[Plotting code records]
════
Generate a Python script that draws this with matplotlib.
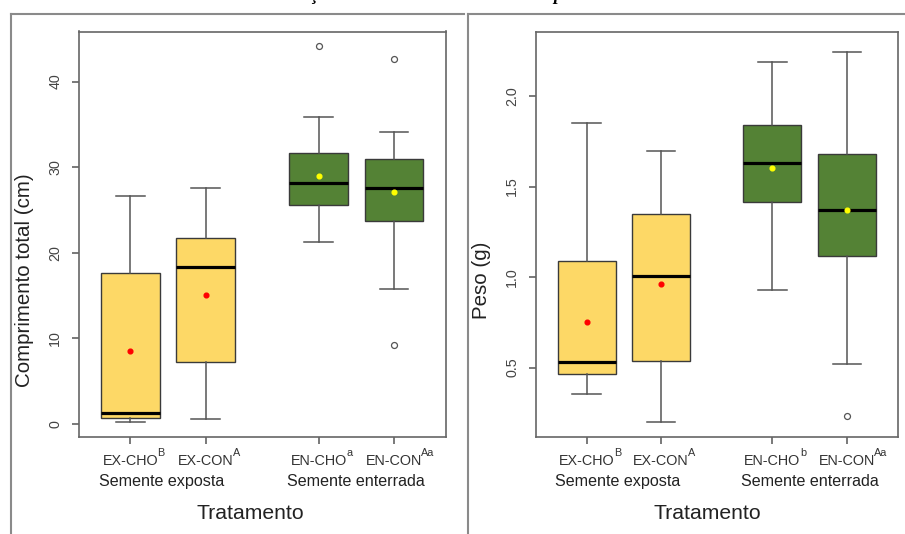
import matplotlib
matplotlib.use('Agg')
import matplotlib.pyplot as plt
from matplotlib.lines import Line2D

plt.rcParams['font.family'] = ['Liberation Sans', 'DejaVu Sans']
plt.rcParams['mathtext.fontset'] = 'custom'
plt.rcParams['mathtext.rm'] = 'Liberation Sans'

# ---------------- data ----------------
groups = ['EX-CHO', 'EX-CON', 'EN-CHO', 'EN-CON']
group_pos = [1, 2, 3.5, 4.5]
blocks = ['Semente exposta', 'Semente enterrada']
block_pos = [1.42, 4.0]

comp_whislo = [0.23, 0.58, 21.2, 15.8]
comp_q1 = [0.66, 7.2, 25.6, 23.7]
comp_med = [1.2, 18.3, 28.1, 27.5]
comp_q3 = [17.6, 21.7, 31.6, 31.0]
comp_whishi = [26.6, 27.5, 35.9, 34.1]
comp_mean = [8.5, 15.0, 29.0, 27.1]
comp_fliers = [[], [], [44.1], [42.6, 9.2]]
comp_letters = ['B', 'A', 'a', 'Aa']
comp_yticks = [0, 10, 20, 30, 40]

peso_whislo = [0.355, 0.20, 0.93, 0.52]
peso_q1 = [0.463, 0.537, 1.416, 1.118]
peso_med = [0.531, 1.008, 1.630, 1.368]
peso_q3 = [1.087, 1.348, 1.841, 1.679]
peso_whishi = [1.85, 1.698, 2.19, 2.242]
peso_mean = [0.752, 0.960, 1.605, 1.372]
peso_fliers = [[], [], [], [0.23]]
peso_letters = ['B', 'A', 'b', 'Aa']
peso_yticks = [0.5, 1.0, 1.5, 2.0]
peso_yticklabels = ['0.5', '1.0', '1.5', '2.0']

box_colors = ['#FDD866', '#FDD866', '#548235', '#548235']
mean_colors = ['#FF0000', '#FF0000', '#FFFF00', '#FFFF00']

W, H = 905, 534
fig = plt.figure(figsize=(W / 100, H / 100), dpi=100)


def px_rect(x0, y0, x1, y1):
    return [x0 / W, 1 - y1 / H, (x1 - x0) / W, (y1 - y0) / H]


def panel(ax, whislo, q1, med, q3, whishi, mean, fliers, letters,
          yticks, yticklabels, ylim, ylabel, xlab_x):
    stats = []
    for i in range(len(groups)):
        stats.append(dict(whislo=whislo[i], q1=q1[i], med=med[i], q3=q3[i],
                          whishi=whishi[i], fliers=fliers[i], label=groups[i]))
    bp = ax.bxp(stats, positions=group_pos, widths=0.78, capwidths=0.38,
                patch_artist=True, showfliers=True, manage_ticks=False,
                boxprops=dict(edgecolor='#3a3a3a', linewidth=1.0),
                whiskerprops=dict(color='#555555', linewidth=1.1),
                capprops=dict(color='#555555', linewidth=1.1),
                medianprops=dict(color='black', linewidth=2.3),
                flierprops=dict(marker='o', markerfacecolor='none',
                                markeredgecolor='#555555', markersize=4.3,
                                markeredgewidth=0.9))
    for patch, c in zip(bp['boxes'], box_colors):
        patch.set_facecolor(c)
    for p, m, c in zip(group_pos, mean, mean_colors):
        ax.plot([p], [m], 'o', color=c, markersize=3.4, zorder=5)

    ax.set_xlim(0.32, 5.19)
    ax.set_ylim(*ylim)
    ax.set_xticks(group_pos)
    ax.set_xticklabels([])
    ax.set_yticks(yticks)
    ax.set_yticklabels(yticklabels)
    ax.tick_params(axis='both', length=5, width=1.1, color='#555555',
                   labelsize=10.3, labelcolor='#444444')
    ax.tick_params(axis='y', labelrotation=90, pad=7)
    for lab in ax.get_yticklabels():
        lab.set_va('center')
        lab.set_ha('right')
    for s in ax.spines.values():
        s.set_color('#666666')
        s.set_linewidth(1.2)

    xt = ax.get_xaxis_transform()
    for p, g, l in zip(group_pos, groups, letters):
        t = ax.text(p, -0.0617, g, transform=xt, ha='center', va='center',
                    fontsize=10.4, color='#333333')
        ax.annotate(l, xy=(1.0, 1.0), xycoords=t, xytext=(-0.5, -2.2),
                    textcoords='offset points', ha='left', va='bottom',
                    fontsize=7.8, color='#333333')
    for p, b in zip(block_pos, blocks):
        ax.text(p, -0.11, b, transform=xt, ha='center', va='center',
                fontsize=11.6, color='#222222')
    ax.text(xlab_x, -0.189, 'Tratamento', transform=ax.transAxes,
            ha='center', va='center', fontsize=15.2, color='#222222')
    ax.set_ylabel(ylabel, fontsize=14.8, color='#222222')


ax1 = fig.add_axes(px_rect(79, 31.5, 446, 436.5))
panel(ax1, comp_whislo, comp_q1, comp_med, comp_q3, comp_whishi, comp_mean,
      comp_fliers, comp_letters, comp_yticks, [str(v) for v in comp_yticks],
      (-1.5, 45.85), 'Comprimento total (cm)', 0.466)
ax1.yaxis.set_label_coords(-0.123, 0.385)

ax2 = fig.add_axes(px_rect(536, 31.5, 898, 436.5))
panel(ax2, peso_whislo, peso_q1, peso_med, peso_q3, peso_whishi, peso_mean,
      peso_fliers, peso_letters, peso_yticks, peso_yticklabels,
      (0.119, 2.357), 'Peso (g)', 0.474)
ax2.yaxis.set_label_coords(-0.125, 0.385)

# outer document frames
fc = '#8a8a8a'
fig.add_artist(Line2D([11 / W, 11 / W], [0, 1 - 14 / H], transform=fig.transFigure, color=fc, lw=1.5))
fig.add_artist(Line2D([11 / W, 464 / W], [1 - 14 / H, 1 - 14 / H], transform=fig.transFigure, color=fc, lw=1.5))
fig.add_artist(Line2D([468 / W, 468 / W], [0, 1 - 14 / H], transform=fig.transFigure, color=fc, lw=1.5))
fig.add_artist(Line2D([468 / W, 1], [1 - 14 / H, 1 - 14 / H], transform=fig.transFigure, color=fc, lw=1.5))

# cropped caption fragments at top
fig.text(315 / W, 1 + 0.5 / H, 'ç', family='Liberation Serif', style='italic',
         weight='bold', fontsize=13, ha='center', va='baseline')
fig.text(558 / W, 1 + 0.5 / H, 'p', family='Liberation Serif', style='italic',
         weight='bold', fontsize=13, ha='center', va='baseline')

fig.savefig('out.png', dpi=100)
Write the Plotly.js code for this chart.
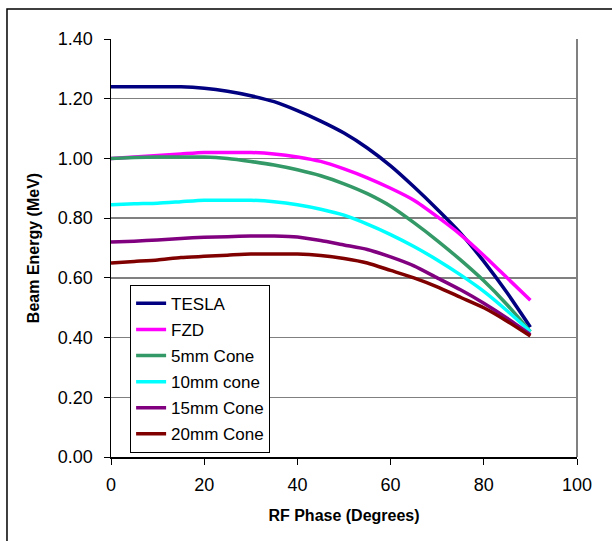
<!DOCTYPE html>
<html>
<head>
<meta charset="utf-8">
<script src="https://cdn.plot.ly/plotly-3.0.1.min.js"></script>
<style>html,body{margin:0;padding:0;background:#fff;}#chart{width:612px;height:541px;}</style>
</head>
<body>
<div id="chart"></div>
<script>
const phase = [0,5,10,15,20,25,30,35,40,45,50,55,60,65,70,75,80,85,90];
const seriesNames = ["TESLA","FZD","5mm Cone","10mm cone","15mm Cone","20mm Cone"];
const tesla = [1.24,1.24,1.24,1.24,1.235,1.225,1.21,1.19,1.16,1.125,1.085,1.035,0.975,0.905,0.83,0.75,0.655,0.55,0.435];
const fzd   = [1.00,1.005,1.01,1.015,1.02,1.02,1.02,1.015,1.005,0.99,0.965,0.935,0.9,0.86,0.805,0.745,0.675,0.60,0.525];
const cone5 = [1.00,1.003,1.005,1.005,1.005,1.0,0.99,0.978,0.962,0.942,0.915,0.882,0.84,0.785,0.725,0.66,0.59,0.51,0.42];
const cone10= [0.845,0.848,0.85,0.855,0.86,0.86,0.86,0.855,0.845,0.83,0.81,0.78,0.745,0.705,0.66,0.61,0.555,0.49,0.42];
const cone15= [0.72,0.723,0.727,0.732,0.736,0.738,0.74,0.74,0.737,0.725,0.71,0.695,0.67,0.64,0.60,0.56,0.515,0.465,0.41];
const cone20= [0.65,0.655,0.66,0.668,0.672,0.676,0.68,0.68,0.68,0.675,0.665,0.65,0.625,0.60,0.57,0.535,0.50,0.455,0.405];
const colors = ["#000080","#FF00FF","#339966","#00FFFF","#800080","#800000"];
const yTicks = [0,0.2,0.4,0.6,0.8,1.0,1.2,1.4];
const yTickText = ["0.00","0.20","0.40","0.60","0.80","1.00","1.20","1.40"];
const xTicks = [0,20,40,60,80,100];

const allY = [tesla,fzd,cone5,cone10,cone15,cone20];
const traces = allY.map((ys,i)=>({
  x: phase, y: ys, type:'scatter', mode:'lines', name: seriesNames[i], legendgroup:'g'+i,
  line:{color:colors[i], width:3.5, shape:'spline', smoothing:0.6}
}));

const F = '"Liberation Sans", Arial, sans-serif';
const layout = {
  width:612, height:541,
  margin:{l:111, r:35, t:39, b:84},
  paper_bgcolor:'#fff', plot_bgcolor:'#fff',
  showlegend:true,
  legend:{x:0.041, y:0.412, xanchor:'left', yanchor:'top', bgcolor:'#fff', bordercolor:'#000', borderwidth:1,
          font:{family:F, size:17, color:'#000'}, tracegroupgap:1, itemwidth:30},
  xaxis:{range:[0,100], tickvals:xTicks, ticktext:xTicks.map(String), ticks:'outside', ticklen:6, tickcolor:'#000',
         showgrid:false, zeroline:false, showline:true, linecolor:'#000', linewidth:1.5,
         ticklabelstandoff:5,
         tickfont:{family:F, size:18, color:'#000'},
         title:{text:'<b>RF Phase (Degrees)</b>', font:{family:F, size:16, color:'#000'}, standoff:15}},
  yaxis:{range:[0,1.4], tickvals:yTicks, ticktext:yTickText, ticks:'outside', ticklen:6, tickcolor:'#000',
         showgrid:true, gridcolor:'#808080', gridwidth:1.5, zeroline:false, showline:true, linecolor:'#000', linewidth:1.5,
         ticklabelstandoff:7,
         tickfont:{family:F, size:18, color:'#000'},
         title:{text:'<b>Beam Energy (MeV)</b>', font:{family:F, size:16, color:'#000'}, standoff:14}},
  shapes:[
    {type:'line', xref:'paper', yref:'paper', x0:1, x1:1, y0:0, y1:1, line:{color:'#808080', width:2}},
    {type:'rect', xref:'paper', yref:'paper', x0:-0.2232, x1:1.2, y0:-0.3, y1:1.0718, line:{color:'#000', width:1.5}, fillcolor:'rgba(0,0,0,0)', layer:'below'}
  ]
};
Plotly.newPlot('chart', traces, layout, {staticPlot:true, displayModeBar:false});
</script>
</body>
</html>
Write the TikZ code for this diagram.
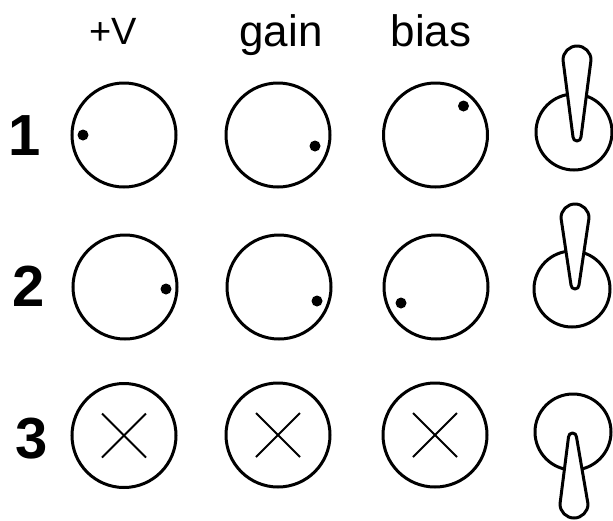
════
### WHAT IS ASKED
Transcribe only the lines above that start at the line containing "Write the Plotly.js code for this chart." and end at the line containing "const xTicks = [0,20,40,60,80,100];". Omit pictures.

### OUTPUT FOR THIS EXERCISE
Write the Plotly.js code for this chart.
<!DOCTYPE html>
<html>
<head>
<meta charset="utf-8">
<script src="https://cdn.plot.ly/plotly-3.0.1.min.js"></script>
<style>html,body{margin:0;padding:0;background:#fff;}#chart{width:612px;height:541px;}</style>
</head>
<body>
<div id="chart"></div>
<script>
const phase = [0,5,10,15,20,25,30,35,40,45,50,55,60,65,70,75,80,85,90];
const seriesNames = ["TESLA","FZD","5mm Cone","10mm cone","15mm Cone","20mm Cone"];
const tesla = [1.24,1.24,1.24,1.24,1.235,1.225,1.21,1.19,1.16,1.125,1.085,1.035,0.975,0.905,0.83,0.75,0.655,0.55,0.435];
const fzd   = [1.00,1.005,1.01,1.015,1.02,1.02,1.02,1.015,1.005,0.99,0.965,0.935,0.9,0.86,0.805,0.745,0.675,0.60,0.525];
const cone5 = [1.00,1.003,1.005,1.005,1.005,1.0,0.99,0.978,0.962,0.942,0.915,0.882,0.84,0.785,0.725,0.66,0.59,0.51,0.42];
const cone10= [0.845,0.848,0.85,0.855,0.86,0.86,0.86,0.855,0.845,0.83,0.81,0.78,0.745,0.705,0.66,0.61,0.555,0.49,0.42];
const cone15= [0.72,0.723,0.727,0.732,0.736,0.738,0.74,0.74,0.737,0.725,0.71,0.695,0.67,0.64,0.60,0.56,0.515,0.465,0.41];
const cone20= [0.65,0.655,0.66,0.668,0.672,0.676,0.68,0.68,0.68,0.675,0.665,0.65,0.625,0.60,0.57,0.535,0.50,0.455,0.405];
const colors = ["#000080","#FF00FF","#339966","#00FFFF","#800080","#800000"];
const yTicks = [0,0.2,0.4,0.6,0.8,1.0,1.2,1.4];
const yTickText = ["0.00","0.20","0.40","0.60","0.80","1.00","1.20","1.40"];
const xTicks = [0,20,40,60,80,100];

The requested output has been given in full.